-- Available data start --

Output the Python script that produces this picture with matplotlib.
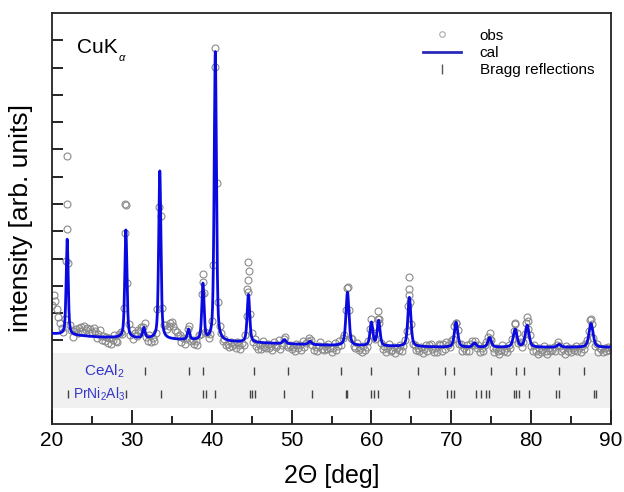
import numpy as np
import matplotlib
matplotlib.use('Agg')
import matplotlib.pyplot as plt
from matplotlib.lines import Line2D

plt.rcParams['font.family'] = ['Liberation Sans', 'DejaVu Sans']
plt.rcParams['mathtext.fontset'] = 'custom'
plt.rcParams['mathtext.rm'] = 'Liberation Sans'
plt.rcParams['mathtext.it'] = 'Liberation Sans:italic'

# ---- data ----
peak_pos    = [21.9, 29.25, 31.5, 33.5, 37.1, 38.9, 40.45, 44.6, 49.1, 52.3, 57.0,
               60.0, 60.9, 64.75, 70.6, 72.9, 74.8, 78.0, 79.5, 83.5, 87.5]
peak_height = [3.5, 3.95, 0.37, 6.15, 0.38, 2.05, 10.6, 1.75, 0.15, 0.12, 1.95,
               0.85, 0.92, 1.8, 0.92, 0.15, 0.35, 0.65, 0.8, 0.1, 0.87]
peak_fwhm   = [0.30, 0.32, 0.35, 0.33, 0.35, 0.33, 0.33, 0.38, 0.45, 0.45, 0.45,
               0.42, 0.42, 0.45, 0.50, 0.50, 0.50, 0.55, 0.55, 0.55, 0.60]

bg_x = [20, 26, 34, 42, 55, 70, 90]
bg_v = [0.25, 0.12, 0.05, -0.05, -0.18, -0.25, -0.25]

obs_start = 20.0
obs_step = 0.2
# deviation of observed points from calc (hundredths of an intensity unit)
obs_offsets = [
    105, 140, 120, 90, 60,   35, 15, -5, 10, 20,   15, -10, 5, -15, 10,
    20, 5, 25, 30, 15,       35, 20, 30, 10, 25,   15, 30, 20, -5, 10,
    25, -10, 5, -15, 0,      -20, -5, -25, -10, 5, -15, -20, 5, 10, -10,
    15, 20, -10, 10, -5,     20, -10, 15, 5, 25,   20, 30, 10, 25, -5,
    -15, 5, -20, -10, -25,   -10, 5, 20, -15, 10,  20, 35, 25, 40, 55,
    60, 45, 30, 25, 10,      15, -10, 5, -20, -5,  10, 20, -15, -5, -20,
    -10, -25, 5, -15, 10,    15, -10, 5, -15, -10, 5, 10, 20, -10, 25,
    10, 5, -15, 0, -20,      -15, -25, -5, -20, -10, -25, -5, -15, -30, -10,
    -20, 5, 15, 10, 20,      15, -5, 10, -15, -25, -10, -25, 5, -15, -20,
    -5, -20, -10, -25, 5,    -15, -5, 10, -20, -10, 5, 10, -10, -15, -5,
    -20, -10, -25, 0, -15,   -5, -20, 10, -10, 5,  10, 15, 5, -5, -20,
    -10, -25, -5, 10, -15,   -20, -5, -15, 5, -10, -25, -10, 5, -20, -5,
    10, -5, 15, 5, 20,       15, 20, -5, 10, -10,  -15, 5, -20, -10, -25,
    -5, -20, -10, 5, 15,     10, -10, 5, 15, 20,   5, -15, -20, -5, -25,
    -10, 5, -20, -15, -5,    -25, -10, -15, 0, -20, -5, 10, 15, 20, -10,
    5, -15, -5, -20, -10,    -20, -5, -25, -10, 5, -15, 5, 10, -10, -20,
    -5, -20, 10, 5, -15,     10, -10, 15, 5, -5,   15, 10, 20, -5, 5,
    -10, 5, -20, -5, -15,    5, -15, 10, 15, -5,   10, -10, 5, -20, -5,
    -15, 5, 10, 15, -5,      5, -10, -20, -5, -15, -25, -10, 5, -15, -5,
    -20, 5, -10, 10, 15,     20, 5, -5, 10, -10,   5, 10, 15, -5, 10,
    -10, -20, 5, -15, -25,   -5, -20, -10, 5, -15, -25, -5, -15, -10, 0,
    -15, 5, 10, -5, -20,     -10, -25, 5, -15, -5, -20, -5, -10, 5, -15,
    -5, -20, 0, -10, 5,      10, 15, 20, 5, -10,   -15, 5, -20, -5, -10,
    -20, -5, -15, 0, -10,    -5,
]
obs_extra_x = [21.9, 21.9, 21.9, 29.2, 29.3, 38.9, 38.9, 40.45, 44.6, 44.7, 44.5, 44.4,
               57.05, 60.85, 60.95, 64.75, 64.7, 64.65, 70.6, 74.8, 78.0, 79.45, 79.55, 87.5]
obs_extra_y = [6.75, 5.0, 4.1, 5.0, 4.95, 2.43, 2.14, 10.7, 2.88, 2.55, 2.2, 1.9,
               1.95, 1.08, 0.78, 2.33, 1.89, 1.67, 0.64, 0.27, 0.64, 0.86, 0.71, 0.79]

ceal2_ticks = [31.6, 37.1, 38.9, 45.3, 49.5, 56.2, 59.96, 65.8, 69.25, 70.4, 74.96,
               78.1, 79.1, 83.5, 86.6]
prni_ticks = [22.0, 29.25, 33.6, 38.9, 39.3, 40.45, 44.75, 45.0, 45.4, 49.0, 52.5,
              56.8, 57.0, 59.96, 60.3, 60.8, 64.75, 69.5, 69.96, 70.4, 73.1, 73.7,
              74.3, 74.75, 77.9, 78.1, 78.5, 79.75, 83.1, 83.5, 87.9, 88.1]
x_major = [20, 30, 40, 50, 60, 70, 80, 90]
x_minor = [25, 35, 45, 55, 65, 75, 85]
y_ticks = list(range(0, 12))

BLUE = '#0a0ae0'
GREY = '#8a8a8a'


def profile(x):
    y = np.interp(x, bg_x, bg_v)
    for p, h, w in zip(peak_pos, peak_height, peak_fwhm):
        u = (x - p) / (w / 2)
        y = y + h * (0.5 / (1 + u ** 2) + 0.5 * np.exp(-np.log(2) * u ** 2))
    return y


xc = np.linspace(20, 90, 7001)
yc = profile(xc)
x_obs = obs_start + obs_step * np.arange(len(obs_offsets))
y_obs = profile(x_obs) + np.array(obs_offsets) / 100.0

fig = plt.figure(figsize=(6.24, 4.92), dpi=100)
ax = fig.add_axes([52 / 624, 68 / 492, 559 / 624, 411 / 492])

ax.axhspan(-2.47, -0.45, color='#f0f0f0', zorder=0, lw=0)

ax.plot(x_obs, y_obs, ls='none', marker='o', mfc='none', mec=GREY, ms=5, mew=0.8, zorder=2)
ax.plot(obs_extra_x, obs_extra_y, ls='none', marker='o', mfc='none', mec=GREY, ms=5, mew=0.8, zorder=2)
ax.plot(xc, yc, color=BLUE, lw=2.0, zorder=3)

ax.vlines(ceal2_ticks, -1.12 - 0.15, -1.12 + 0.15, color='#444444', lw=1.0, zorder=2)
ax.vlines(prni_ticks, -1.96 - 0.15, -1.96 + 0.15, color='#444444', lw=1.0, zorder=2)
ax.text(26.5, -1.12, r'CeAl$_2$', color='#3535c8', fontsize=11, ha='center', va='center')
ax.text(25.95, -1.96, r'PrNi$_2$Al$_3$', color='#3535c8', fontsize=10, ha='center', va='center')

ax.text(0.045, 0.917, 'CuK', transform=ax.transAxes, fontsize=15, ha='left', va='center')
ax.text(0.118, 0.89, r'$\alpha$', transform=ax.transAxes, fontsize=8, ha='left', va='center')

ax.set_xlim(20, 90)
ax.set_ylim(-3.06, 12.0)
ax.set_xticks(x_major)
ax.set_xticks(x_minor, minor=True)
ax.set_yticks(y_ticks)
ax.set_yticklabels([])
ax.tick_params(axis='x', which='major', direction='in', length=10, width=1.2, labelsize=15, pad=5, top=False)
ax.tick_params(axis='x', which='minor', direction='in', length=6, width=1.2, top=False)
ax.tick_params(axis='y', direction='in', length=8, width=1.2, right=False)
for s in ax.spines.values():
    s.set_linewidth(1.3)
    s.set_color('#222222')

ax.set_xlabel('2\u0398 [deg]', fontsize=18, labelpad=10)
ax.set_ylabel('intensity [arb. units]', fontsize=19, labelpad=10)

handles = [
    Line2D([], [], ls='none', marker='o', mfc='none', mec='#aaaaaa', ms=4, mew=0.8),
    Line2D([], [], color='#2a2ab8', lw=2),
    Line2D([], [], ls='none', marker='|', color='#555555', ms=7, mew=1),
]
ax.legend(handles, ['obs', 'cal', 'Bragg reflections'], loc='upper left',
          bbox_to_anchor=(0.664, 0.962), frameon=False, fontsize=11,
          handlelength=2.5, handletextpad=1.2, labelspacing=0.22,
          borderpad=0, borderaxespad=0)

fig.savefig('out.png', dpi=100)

-- Available data end --

▸ **Exercise requirements**: Leave out the pictures and repeat the lines from the start of the material through the line with "plt.rcParams['mathtext.it'] = 'Liberation", inclusive.

▸ **Task output**:
Output the Python script that produces this picture with matplotlib.
import numpy as np
import matplotlib
matplotlib.use('Agg')
import matplotlib.pyplot as plt
from matplotlib.lines import Line2D

plt.rcParams['font.family'] = ['Liberation Sans', 'DejaVu Sans']
plt.rcParams['mathtext.fontset'] = 'custom'
plt.rcParams['mathtext.rm'] = 'Liberation Sans'
plt.rcParams['mathtext.it'] = 'Liberation Sans:italic'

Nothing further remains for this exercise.